Repeat every line of the data exactly, but not the pictures.

|---|

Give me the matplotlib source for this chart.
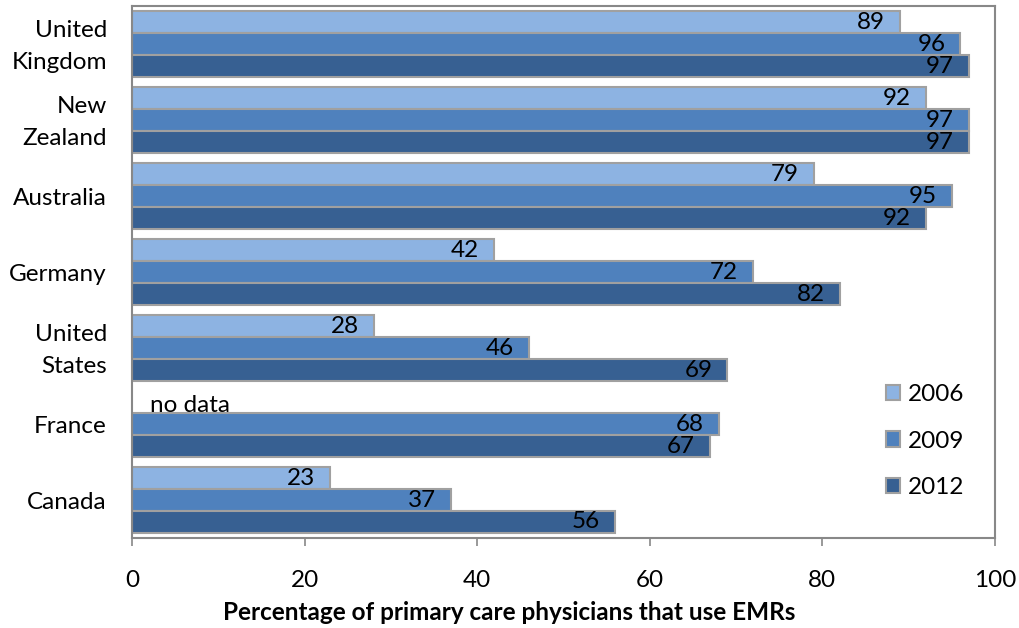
import matplotlib
matplotlib.use("Agg")
import matplotlib.pyplot as plt
import matplotlib.transforms as mtransforms
import numpy as np

countries = ["United\nKingdom", "New\nZealand", "Australia", "Germany",
             "United\nStates", "France", "Canada"]
years = ["2006", "2009", "2012"]
v2006 = [89, 92, 79, 42, 28, None, 23]
v2009 = [96, 97, 95, 72, 46, 68, 37]
v2012 = [97, 97, 92, 82, 69, 67, 56]
colors = ["#8DB3E2", "#4F81BD", "#376092"]
edge = "#A0A0A0"

plt.rcParams["font.family"] = ["Lato", "DejaVu Sans"]
fs = 17.5

fig = plt.figure(figsize=(10.19, 6.28), dpi=100)
ax = fig.add_axes([132 / 1019, 1 - 538 / 628, (995 - 132) / 1019, (538 - 6) / 628])

y = np.arange(len(countries))
bh = 66 / 76 / 3
series = [v2006, v2009, v2012]
handles = []
for i, (vals, col, yr) in enumerate(zip(series, colors, years)):
    pos = y - bh + i * bh
    for p, v in zip(pos, vals):
        if v is None:
            continue
        ax.barh(p, v, height=bh, color=col, edgecolor=edge, linewidth=1.5)
        ax.annotate(str(v), xy=(v, p), xytext=(-15, 0), textcoords="offset pixels",
                    ha="right", va="center", fontsize=fs, color="black")
    handles.append(plt.Rectangle((0, 0), 1, 1, facecolor=col, edgecolor=edge, linewidth=1.5))

# France has no 2006 survey value
ax.text(2.1, 5 - bh + 0.18, "no data", ha="left", va="bottom", fontsize=fs)

ax.set_xlim(0, 100)
ax.set_ylim(6.5, -0.5)
ax.set_xticks([0, 20, 40, 60, 80, 100])
ax.set_yticks(y)
ax.set_yticklabels(countries, fontsize=fs, linespacing=1.65)
ax.tick_params(axis="y", length=0, pad=18)
ax.tick_params(axis="x", length=6, width=1.2, color="#888888", labelsize=fs, pad=17)
for s in ax.spines.values():
    s.set_color("#888888")
    s.set_linewidth(1.5)

# lift two-line category names so they sit centred on their group
lift = mtransforms.ScaledTranslation(0, 5 / 100, fig.dpi_scale_trans)
for lbl in ax.get_yticklabels():
    if "\n" in lbl.get_text():
        lbl.set_transform(lbl.get_transform() + lift)

ax.legend(handles, years, loc="center left", bbox_to_anchor=(0.848, 0.182),
          frameon=False, fontsize=fs, handlelength=0.6, handleheight=0.6,
          handletextpad=0.3, labelspacing=1.05)

fig.text(0.5, 1 - 613 / 628, "Percentage of primary care physicians that use EMRs",
         ha="center", va="center", fontsize=fs, fontweight="bold")

fig.savefig("out.png", dpi=100)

|---|

THE COMPLETED TASK:
Give me the matplotlib source for this chart.
import matplotlib
matplotlib.use("Agg")
import matplotlib.pyplot as plt
import matplotlib.transforms as mtransforms
import numpy as np

countries = ["United\nKingdom", "New\nZealand", "Australia", "Germany",
             "United\nStates", "France", "Canada"]
years = ["2006", "2009", "2012"]
v2006 = [89, 92, 79, 42, 28, None, 23]
v2009 = [96, 97, 95, 72, 46, 68, 37]
v2012 = [97, 97, 92, 82, 69, 67, 56]
colors = ["#8DB3E2", "#4F81BD", "#376092"]
edge = "#A0A0A0"

plt.rcParams["font.family"] = ["Lato", "DejaVu Sans"]
fs = 17.5

fig = plt.figure(figsize=(10.19, 6.28), dpi=100)
ax = fig.add_axes([132 / 1019, 1 - 538 / 628, (995 - 132) / 1019, (538 - 6) / 628])

y = np.arange(len(countries))
bh = 66 / 76 / 3
series = [v2006, v2009, v2012]
handles = []
for i, (vals, col, yr) in enumerate(zip(series, colors, years)):
    pos = y - bh + i * bh
    for p, v in zip(pos, vals):
        if v is None:
            continue
        ax.barh(p, v, height=bh, color=col, edgecolor=edge, linewidth=1.5)
        ax.annotate(str(v), xy=(v, p), xytext=(-15, 0), textcoords="offset pixels",
                    ha="right", va="center", fontsize=fs, color="black")
    handles.append(plt.Rectangle((0, 0), 1, 1, facecolor=col, edgecolor=edge, linewidth=1.5))

# France has no 2006 survey value
ax.text(2.1, 5 - bh + 0.18, "no data", ha="left", va="bottom", fontsize=fs)

ax.set_xlim(0, 100)
ax.set_ylim(6.5, -0.5)
ax.set_xticks([0, 20, 40, 60, 80, 100])
ax.set_yticks(y)
ax.set_yticklabels(countries, fontsize=fs, linespacing=1.65)
ax.tick_params(axis="y", length=0, pad=18)
ax.tick_params(axis="x", length=6, width=1.2, color="#888888", labelsize=fs, pad=17)
for s in ax.spines.values():
    s.set_color("#888888")
    s.set_linewidth(1.5)

# lift two-line category names so they sit centred on their group
lift = mtransforms.ScaledTranslation(0, 5 / 100, fig.dpi_scale_trans)
for lbl in ax.get_yticklabels():
    if "\n" in lbl.get_text():
        lbl.set_transform(lbl.get_transform() + lift)

ax.legend(handles, years, loc="center left", bbox_to_anchor=(0.848, 0.182),
          frameon=False, fontsize=fs, handlelength=0.6, handleheight=0.6,
          handletextpad=0.3, labelspacing=1.05)

fig.text(0.5, 1 - 613 / 628, "Percentage of primary care physicians that use EMRs",
         ha="center", va="center", fontsize=fs, fontweight="bold")

fig.savefig("out.png", dpi=100)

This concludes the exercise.